— start of Input data —

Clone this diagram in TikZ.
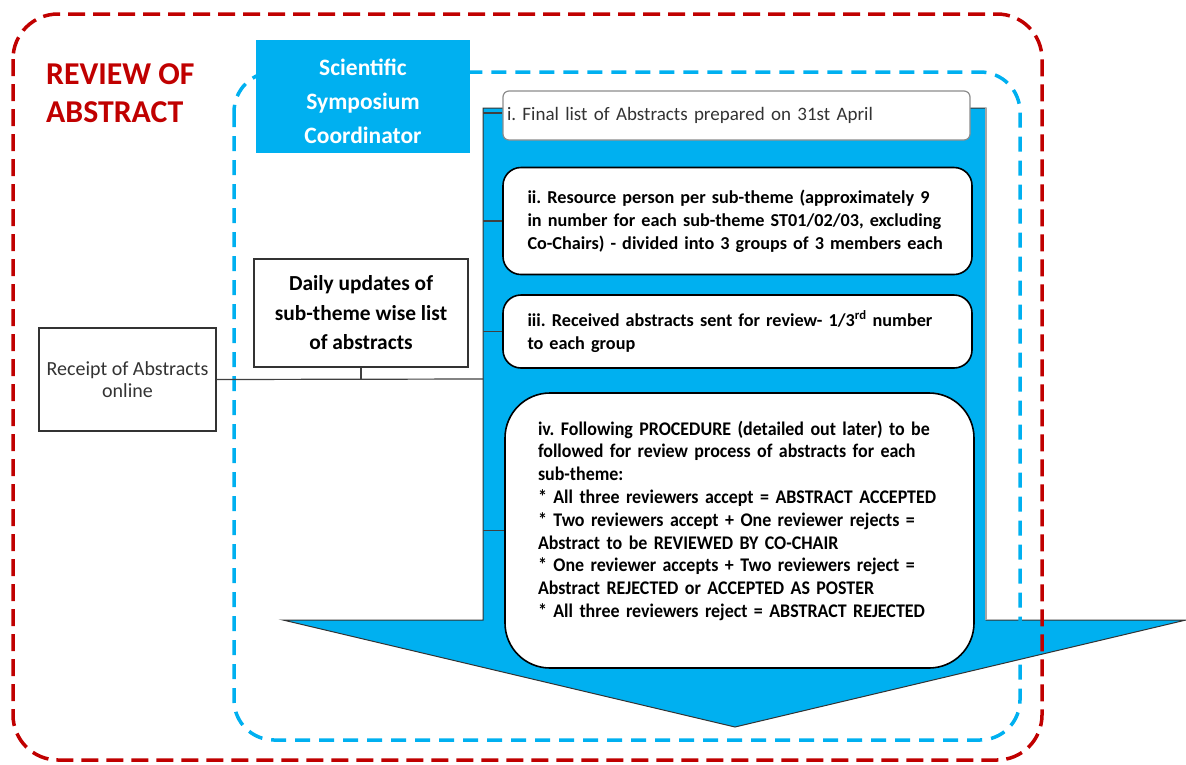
\documentclass[tikz,border=0pt]{standalone}
\usepackage{fontspec}
\setmainfont{Carlito}
\newfontfamily\procfont[FakeStretch=0.93]{Carlito}
\usepackage{tikz}
\usetikzlibrary{positioning}

\definecolor{symblue}{HTML}{00B0F0}
\definecolor{revred}{HTML}{C00000}

\frenchspacing
\hyphenpenalty=10000

\begin{document}
\begin{tikzpicture}[x=1pt, y=-1pt,
  listbox/.style={draw=black, line width=1.6pt, fill=white, align=left,
    inner ysep=0pt, font=\bfseries\fontsize{18.2}{23}\selectfont},
  plainbox/.style={draw=black!80, line width=1.2pt, fill=white, align=center},
  link/.style={draw=black!75, line width=1.2pt}]

  \newcommand\XA{483}
  \newcommand\XB{986}
  \newcommand\YT{108}
  \newcommand\YH{620}

  \useasboundingbox (0,0) rectangle (1186,764);

  % big arrow behind the list
  \draw[fill=symblue, draw=black!80, line width=1pt] (\XA,\YT) -- (\XB,\YT)
  -- (\XB,\YH) -- (1186,\YH) -- (735,727) -- (283,\YH) -- (\XA,\YH) -- cycle;
  \draw[black!35, line width=1.2pt] (\XB,\YT) -- (\XB,\YH);
  \coordinate (shaft) at (\XA,\YT);
  \coordinate (inlet) at (\XA,379);

  % outer frames
  \draw[revred, line width=3.5pt, dash pattern=on 17pt off 8pt, rounded corners=45pt]
  (13,14) rectangle (1042,760);
  \draw[symblue, line width=3.5pt, dash pattern=on 15pt off 9pt, rounded corners=40pt]
  (234,72) rectangle (1020,740);

  \fill[symblue] (256,40) rectangle (470,153);
  \node[text=white, font=\bfseries\fontsize{23.5}{34}\selectfont, align=center]
  (coord) at (363,101.5) {Scientific\\Symposium\\Coordinator};

  \node[anchor=north west, inner sep=0pt, text=revred, align=left,
  font=\bfseries\fontsize{31.8}{38}\selectfont] (title) at (46,63) {REVIEW OF\\ABSTRACT};

  \node[plainbox, minimum width=177pt, minimum height=103pt, text=black!80,
  font=\fontsize{20}{22}\selectfont] (receipt) at (127.5,379.5)
  {Receipt of Abstracts\\online};
  \node[plainbox, minimum width=214pt, minimum height=108pt,
  font=\bfseries\fontsize{21.4}{29.5}\selectfont] (daily) at (361,313)
  {Daily updates of\\sub-theme wise list\\of abstracts};

  \node[listbox, draw=black!45, line width=1.2pt, rounded corners=6pt,
  minimum height=49pt, text width=459pt, inner xsep=4pt, text=black!80,
  font=\fontsize{19}{22}\selectfont] (final) at (736.5,115.5)
  {i. Final list of Abstracts prepared on 31st April};
  \node[listbox, rounded corners=18pt, minimum height=107pt, text width=420pt,
  inner xsep=24.5pt] (persons) at (737.5,221)
  {ii. Resource person per sub-theme (approximately 9\\
    in number for each sub-theme ST01/02/03, excluding\\
    Co-Chairs) - divided into 3 groups of 3 members each};
  \node[listbox, rounded corners=18pt, minimum height=73pt, text width=420pt,
  inner xsep=24.5pt] (sent) at (737.5,331.5)
  {iii. Received abstracts sent for review- 1/3\textsuperscript{rd} number\\
    to each group};
  \node[listbox, rounded corners=45pt, minimum height=275pt, text width=403pt,
  inner xsep=33pt, font=\procfont\bfseries\fontsize{19.3}{22.8}\selectfont]
  (procedure) at (739.5,530.5)
  {iv. Following PROCEDURE (detailed out later) to be\\
    followed for review process of abstracts for each\\
    sub-theme:\\
    {}* All three reviewers accept = ABSTRACT ACCEPTED\\
    {}* Two reviewers accept + One reviewer rejects =\\
    Abstract to be REVIEWED BY CO-CHAIR\\
    {}* One reviewer accepts + Two reviewers reject =\\
    Abstract REJECTED or ACCEPTED AS POSTER\\
    {}* All three reviewers reject = ABSTRACT REJECTED\\
    \mbox{}};

  % connectors
  \draw[link] (receipt.east) -- (inlet);
  \draw[link] (daily.south) -- (daily.south |- inlet);
  \draw[link] (shaft |- 0,113) -- (final.west |- 0,113);
  \draw[link] (shaft |- persons.west) -- (persons.west);
  \draw[link] (shaft |- sent.west) -- (sent.west);
  \draw[link] (shaft |- procedure.west) -- (procedure.west);

\end{tikzpicture}
\end{document}
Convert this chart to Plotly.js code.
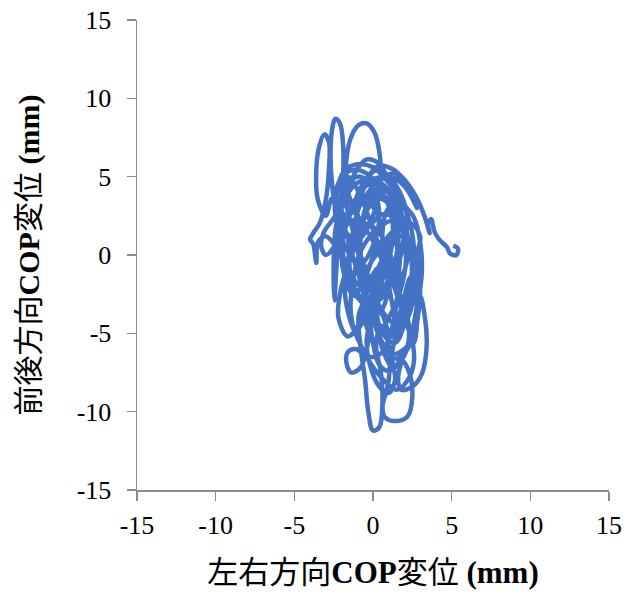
<!DOCTYPE html>
<html>
<head>
<meta charset="utf-8">
<script src="https://cdn.plot.ly/plotly-3.0.1.min.js"></script>
<style>html,body{margin:0;padding:0;background:#fff;}#chart{width:631px;height:608px;}</style>
</head>
<body>
<div id="chart"></div>
<script>
// COP trajectory (mm)
const copX = [
  5.1,5.4,5.3,4.9,4.7,4.2,3.9,3.7,3.5,3.6,3.3,2.8,2.0,1.2,0.4,
  -0.3,-0.8,-1.2,-1.5,-1.3,-0.6,0.4,1.2,1.6,1.4,0.7,-0.2,-0.9,-1.1,-0.7,0.0,0.9,1.8,2.4,2.6,2.3,1.7,1.0,0.3,-0.4,-1.0,
  -1.6,-2.1,-2.6,-3.1,-3.3,-3.0,-2.5,-2.0,-1.4,-0.6,0.2,0.6,0.5,0.0,-0.6,-1.1,-1.4,-1.3,-0.8,0.2,1.3,2.2,2.7,2.9,2.7,2.0,1.1,0.4,0.1,0.4,1.0,1.6,
  1.2,0.5,-0.2,-0.8,-1.3,-1.7,-1.7,-1.4,-0.9,-0.4,0.1,0.4,0.5,0.3,-0.2,-0.9,-1.7,-2.3,-2.6,-2.7,-2.6,-2.4,-2.1,-1.9,-1.9,-2.1,-2.4,-2.5,-2.45,-2.35,-2.2,-1.9,
  -2.6,-3.0,-3.5,-3.6,-3.4,-3.1,-2.8,-2.8,-3.0,-3.4,-3.8,-4.0,-3.8,-3.6,-3.5,-3.0,-2.2,
  -1.5,-0.8,0.2,1.0,1.4,1.1,0.4,-0.4,-0.8,-0.6,-0.1,0.6,1.4,2.2,2.8,3.0,2.8,
  3.0,2.4,1.8,1.6,1.3,
  0.6,-0.3,-1.1,-1.6,-1.7,-1.4,-0.8,-0.4,-0.2,-0.5,-0.9,-0.8,-0.5,-0.3,0.0,0.4,0.6,0.5,0.2,0.5,1.0,1.0,0.6,0.8,1.5,2.2,2.5,2.3,1.9,1.6,1.8,2.5,3.1,3.4,3.3,2.9,2.1,1.6,1.2,0.8,0.2,-0.6,-1.4,-1.9,-1.8,-1.2,-0.4,0.5,1.3,1.9,2.2,1.8,1.0,0.2,-0.6,-1.1,-0.8,0.0,0.8,1.2,1.0,0.5,-0.2,-0.6,-0.3,0.5,1.2,1.6,1.5,
  1.9,2.4,2.6,2.2,1.5,0.7,-0.1,-0.9,-1.5,-1.8,-1.4,-0.6,0.3,1.1,1.8,2.1,1.7,0.9,0.1,-0.5,-0.3,0.4,1.2,1.9,2.3,2.0,1.3,0.6,0.3,
  -0.4,-1.0,-1.6,-2.0,-1.6,-0.8,0.0,0.4,0.0,
  -0.8,-1.6,-2.2,-2.3,-1.8,-1.0,0.0,1.0,1.8,2.6,
  3.0,3.1,2.8,2.4,1.8,1.0,0.4,0.0,-0.2,0.2,
  1.0,1.8,2.4,2.4,2.0,1.4,0.6,0.2,0.6,1.4,
  1.6,0.9,0.0,-0.6,-1.2,-2.0,-2.2,-1.6,-0.8,-0.6,
  -1.0,-1.8,-2.4,-2.2,-1.4,-0.4,0.6,1.2,1.2,0.6,
  0.0,-0.4,-0.2,0.4,1.0,1.4,1.2,1.6,2.2,2.6,
  2.4,1.8,1.0,0.6,0.8,1.4,2.0,2.2,1.6,0.6,
  -0.4,-1.2,-1.6,-1.0,-0.2,0.6,1.4,2.2,2.8,
  2.0,1.0,0.0,-0.8,-1.6,-2.0,-1.8,-1.2,-0.4,0.4,
  1.0,1.6,2.2,2.6,2.8,2.4,1.8,1.2,0.6,-0.2,
  -1.0,-1.6,-2.0,-1.6,-0.8,0.0,0.8,1.4,2.0,2.4
];
const copY = [
  0.6,0.4,0.0,0.1,0.5,1.0,1.5,2.3,2.0,1.4,2.4,3.6,4.8,5.5,5.7,
  5.0,3.5,1.8,0.0,-1.8,-2.8,-2.5,-1.0,0.8,2.6,3.8,4.0,3.0,1.2,-0.8,-2.5,-4.0,-4.6,-3.5,-1.5,0.8,3.0,4.8,5.9,6.1,5.5,
  4.2,3.0,2.2,1.5,0.6,0.0,0.5,1.8,3.0,3.4,2.8,1.2,-0.8,-2.8,-4.2,-4.8,-3.8,-1.8,0.2,1.6,2.2,1.2,-0.6,-2.8,-4.8,-6.0,-6.3,-5.2,-3.2,-1.0,1.0,2.4,
  3.8,4.6,4.6,4.0,3.4,4.5,6.0,7.5,8.3,8.4,7.8,6.6,5.2,3.6,2.0,1.0,1.4,2.6,4.5,6.5,8.0,8.7,8.4,7.0,5.2,3.2,1.5,-0.5,-2.9,-1.2,0.8,2.6,
  3.6,2.5,3.5,5.5,7.0,7.7,7.2,5.5,3.5,2.0,1.4,1.0,0.7,-0.5,0.8,1.2,0.3,
  -1.0,-2.0,-1.6,0.2,2.0,3.8,4.3,3.2,1.0,-1.5,-3.8,-5.6,-6.6,-6.0,-4.2,-2.0,0.0,
  1.2,2.0,0.4,-2.0,-4.3,
  -6.2,-6.5,-6.0,-6.2,-6.8,-7.5,-7.2,-6.0,-4.5,-3.0,-3.8,-5.8,-8.0,-10.0,-11.2,-11.0,-9.5,-7.5,-5.8,-4.5,-5.8,-8.0,-9.8,-10.4,-10.6,-10.3,-9.0,-7.5,-6.8,-7.8,-8.6,-8.4,-7.6,-6.0,-4.0,-2.5,-3.5,-5.0,-3.0,-1.0,0.5,1.8,2.2,1.2,-0.6,-2.4,-3.2,-2.8,-1.5,0.5,2.2,3.8,5.0,5.4,4.6,3.4,2.2,1.8,0.8,-0.5,-2.2,-3.6,-4.0,-2.6,-0.8,0.4,1.4,0.0,-1.8,
  -3.6,-5.0,-6.8,-8.0,-8.6,-8.0,-7.0,-5.5,-4.0,-2.0,0.5,2.5,3.6,3.2,1.8,-0.2,-2.4,-4.2,-5.4,-4.2,-2.0,-0.8,-1.6,-3.0,-4.8,-6.4,-7.2,-6.0,-4.5,
  -3.0,-1.0,1.0,3.0,4.6,5.0,4.2,2.5,0.6,
  -0.6,0.2,2.0,4.0,5.4,5.8,5.6,4.6,3.4,2.4,
  0.8,-1.2,-3.2,-5.2,-6.6,-7.4,-7.0,-5.6,-3.4,-1.2,
  0.4,1.2,0.0,-2.2,-4.4,-5.6,-5.0,-3.0,-0.6,1.8,
  3.6,4.2,3.6,2.2,0.4,-2.0,-4.0,-5.2,-4.2,-2.6,
  -0.8,0.6,2.6,4.6,5.4,5.2,4.0,2.4,0.6,-1.6,
  -3.6,-5.4,-7.0,-8.4,-8.8,-8.0,-6.4,-4.6,-2.6,-0.4,
  1.8,3.2,3.0,1.4,-0.4,-2.0,-1.0,0.8,2.2,2.6,
  1.8,2.8,3.8,4.6,4.8,5.0,5.2,4.2,3.0,
  4.4,5.0,4.4,3.2,2.4,0.6,-1.4,-2.6,-1.2,0.8,
  -0.6,-2.8,-4.6,-5.6,-3.6,-1.4,-3.4,-5.2,-3.8,-1.6,
  0.6,2.8,4.2,5.0,3.8,1.6,-0.4,-2.2,-3.6,-2.0
];
const tickVals = [-15,-10,-5,0,5,10,15];
const xTitle = '左右方向<b>COP</b>変位 <b>(mm)</b>';
const yTitle = '前後方向<b>COP</b>変位 <b>(mm)</b>';

const fontFam = '"Liberation Serif", "Times New Roman", "Noto Sans CJK JP", serif';
const axisColor = '#8c8c8c';

Plotly.newPlot('chart', [{
  x: copX, y: copY,
  type: 'scatter', mode: 'lines',
  line: {color: '#4472C4', width: 4.5, shape: 'spline', smoothing: 1},
  hoverinfo: 'skip'
}], {
  width: 631, height: 608,
  margin: {l: 137, r: 22, t: 20, b: 118},
  paper_bgcolor: '#ffffff', plot_bgcolor: '#ffffff',
  showlegend: false,
  font: {family: fontFam, color: '#000000', size: 26},
  xaxis: {
    range: [-15, 15], tickvals: tickVals, ticktext: tickVals.map(String),
    showgrid: false, zeroline: false, showline: true, linecolor: axisColor, linewidth: 1.5,
    ticks: 'outside', ticklen: 9, tickcolor: axisColor, tickwidth: 1.5,
    ticklabelstandoff: 2,
    tickfont: {family: fontFam, size: 26, color: '#000'},
    title: {text: xTitle, font: {family: fontFam, size: 31, color: '#000'}, standoff: 22}
  },
  yaxis: {
    range: [-15, 15], tickvals: tickVals, ticktext: tickVals.map(String),
    showgrid: false, zeroline: false, showline: true, linecolor: axisColor, linewidth: 1.5,
    ticks: 'outside', ticklen: 9, tickcolor: axisColor, tickwidth: 1.5,
    ticklabelstandoff: 10,
    tickfont: {family: fontFam, size: 26, color: '#000'},
    title: {text: yTitle, font: {family: fontFam, size: 30, color: '#000'}, standoff: 28}
  }
}, {staticPlot: true});
</script>
</body>
</html>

— end of Input data —

Where a line above holds the string "this", show that line.

Clone this diagram in TikZ.
Convert this chart to Plotly.js code.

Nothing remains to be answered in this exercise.